— START —

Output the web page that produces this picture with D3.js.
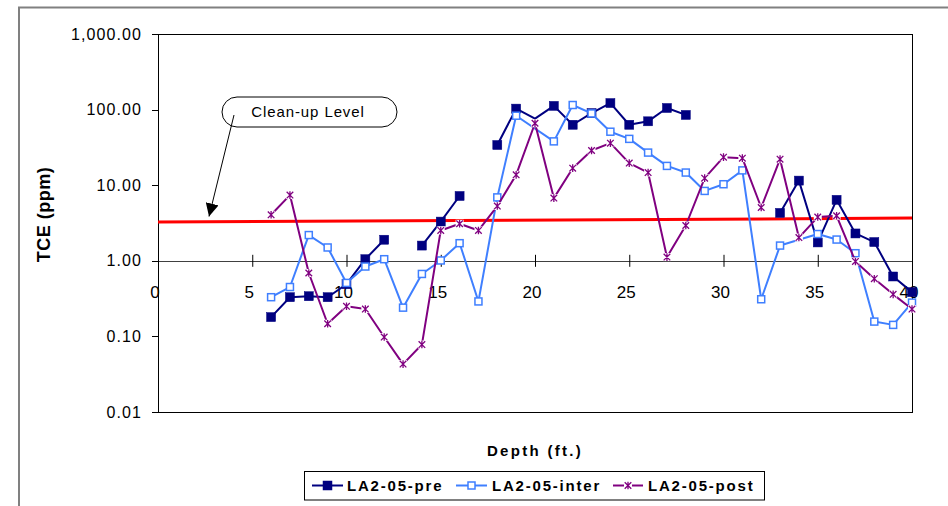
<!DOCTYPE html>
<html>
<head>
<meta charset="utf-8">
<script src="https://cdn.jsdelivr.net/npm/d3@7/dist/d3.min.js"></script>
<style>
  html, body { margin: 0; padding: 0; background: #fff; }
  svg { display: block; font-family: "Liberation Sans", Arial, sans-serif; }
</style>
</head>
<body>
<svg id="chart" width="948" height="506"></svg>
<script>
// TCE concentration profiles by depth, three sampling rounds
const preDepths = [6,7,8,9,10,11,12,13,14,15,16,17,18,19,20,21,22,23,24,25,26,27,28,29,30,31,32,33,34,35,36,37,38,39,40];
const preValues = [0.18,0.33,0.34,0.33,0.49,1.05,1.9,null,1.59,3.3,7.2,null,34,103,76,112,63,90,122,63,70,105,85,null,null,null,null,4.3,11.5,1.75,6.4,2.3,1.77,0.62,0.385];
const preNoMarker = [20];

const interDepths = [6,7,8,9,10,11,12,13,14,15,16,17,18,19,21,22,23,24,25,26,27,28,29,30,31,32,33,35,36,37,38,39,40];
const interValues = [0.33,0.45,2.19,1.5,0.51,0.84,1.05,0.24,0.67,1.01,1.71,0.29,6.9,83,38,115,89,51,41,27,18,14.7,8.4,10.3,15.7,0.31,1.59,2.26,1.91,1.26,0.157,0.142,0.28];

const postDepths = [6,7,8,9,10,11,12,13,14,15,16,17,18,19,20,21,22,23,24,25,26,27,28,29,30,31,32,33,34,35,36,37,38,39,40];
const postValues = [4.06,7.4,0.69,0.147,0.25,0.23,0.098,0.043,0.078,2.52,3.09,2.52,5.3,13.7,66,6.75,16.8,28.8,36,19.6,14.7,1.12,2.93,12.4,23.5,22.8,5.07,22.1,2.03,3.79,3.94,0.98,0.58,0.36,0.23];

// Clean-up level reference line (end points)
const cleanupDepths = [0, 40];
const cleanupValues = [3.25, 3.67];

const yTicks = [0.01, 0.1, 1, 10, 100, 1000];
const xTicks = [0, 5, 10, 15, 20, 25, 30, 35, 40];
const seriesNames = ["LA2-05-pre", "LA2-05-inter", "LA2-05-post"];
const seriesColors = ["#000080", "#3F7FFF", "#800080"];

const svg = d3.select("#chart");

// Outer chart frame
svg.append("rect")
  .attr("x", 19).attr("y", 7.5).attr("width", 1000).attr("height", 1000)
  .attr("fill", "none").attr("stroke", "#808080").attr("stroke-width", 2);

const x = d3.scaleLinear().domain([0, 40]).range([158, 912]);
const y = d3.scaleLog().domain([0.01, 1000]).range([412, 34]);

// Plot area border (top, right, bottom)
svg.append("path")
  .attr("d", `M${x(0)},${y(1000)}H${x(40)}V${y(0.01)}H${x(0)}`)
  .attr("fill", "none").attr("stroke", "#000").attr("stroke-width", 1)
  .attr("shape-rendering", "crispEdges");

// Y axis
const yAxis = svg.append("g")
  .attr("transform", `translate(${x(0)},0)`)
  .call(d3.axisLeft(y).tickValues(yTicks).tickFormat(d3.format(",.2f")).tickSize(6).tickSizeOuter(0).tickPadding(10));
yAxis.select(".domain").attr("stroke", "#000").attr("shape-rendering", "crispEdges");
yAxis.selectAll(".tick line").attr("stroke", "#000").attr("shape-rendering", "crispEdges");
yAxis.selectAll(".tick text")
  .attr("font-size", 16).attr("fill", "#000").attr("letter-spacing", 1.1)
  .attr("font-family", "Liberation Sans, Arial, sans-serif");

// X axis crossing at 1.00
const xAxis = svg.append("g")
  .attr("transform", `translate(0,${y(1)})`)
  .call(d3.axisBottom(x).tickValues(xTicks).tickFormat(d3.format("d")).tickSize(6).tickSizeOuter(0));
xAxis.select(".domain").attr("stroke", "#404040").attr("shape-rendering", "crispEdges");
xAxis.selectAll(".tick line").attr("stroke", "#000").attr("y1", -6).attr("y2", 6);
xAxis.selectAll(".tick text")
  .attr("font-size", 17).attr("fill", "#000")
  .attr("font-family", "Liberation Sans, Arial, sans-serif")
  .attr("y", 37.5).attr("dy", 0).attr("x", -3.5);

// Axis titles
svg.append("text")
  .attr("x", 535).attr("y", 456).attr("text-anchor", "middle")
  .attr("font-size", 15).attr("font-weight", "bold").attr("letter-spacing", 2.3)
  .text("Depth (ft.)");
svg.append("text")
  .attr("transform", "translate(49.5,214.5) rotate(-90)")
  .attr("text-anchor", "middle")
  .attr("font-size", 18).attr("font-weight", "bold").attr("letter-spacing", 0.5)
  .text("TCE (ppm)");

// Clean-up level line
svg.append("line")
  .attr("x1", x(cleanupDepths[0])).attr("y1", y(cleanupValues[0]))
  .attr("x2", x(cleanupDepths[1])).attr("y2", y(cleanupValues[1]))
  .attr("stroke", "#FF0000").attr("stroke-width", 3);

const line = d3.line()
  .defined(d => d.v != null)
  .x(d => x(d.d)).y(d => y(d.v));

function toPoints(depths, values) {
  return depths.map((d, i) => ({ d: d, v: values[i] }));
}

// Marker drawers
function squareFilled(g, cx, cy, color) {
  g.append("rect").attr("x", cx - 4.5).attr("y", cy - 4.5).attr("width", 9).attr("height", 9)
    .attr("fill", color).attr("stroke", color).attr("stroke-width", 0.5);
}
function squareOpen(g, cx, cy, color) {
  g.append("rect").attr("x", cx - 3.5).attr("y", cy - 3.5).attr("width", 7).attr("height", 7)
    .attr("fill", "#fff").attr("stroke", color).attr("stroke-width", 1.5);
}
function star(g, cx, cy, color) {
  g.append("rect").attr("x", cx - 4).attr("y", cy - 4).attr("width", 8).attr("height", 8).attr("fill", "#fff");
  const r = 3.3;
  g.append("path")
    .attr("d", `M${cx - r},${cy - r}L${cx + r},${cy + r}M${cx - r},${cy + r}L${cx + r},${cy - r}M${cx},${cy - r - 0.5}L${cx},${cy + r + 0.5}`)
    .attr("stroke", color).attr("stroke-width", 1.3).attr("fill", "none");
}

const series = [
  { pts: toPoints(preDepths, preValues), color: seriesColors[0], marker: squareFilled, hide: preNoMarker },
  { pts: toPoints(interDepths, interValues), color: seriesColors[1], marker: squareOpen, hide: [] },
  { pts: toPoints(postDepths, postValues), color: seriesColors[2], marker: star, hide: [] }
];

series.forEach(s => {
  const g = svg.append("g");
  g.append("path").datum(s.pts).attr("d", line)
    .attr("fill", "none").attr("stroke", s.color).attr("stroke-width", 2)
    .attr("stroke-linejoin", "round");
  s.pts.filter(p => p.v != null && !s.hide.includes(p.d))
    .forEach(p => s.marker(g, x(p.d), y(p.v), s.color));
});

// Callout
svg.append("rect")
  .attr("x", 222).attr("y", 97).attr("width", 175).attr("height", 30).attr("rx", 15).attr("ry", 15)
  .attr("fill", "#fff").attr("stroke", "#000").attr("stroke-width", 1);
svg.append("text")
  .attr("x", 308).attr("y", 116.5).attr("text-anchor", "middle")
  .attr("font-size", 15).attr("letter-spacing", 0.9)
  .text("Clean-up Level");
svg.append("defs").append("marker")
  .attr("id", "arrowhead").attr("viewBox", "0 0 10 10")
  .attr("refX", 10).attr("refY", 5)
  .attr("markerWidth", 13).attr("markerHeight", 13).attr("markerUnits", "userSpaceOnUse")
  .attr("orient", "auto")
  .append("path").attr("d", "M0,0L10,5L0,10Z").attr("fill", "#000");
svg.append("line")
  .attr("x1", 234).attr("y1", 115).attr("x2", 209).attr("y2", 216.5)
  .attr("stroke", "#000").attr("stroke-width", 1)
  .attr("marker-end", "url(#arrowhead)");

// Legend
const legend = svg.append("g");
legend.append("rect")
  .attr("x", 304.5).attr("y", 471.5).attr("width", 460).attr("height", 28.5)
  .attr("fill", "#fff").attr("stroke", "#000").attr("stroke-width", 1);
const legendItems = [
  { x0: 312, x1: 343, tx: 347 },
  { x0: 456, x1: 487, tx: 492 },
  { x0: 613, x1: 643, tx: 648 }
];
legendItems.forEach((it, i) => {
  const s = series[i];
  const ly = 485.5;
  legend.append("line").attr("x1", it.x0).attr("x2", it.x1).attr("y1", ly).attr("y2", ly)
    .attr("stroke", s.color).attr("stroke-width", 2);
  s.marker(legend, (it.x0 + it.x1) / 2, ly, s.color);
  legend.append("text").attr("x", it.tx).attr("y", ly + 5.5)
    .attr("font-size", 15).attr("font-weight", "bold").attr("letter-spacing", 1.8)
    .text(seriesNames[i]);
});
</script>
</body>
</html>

— END —

TASK STATEMENT:
Reproduce exactly the run of lines that opens the listing and closes with the line holding "const cleanupValues = [3.25, 3.67];". Pictures are excluded.

SOLUTION FOR THIS EXERCISE:
Output the web page that produces this picture with D3.js.
<!DOCTYPE html>
<html>
<head>
<meta charset="utf-8">
<script src="https://cdn.jsdelivr.net/npm/d3@7/dist/d3.min.js"></script>
<style>
  html, body { margin: 0; padding: 0; background: #fff; }
  svg { display: block; font-family: "Liberation Sans", Arial, sans-serif; }
</style>
</head>
<body>
<svg id="chart" width="948" height="506"></svg>
<script>
// TCE concentration profiles by depth, three sampling rounds
const preDepths = [6,7,8,9,10,11,12,13,14,15,16,17,18,19,20,21,22,23,24,25,26,27,28,29,30,31,32,33,34,35,36,37,38,39,40];
const preValues = [0.18,0.33,0.34,0.33,0.49,1.05,1.9,null,1.59,3.3,7.2,null,34,103,76,112,63,90,122,63,70,105,85,null,null,null,null,4.3,11.5,1.75,6.4,2.3,1.77,0.62,0.385];
const preNoMarker = [20];

const interDepths = [6,7,8,9,10,11,12,13,14,15,16,17,18,19,21,22,23,24,25,26,27,28,29,30,31,32,33,35,36,37,38,39,40];
const interValues = [0.33,0.45,2.19,1.5,0.51,0.84,1.05,0.24,0.67,1.01,1.71,0.29,6.9,83,38,115,89,51,41,27,18,14.7,8.4,10.3,15.7,0.31,1.59,2.26,1.91,1.26,0.157,0.142,0.28];

const postDepths = [6,7,8,9,10,11,12,13,14,15,16,17,18,19,20,21,22,23,24,25,26,27,28,29,30,31,32,33,34,35,36,37,38,39,40];
const postValues = [4.06,7.4,0.69,0.147,0.25,0.23,0.098,0.043,0.078,2.52,3.09,2.52,5.3,13.7,66,6.75,16.8,28.8,36,19.6,14.7,1.12,2.93,12.4,23.5,22.8,5.07,22.1,2.03,3.79,3.94,0.98,0.58,0.36,0.23];

// Clean-up level reference line (end points)
const cleanupDepths = [0, 40];
const cleanupValues = [3.25, 3.67];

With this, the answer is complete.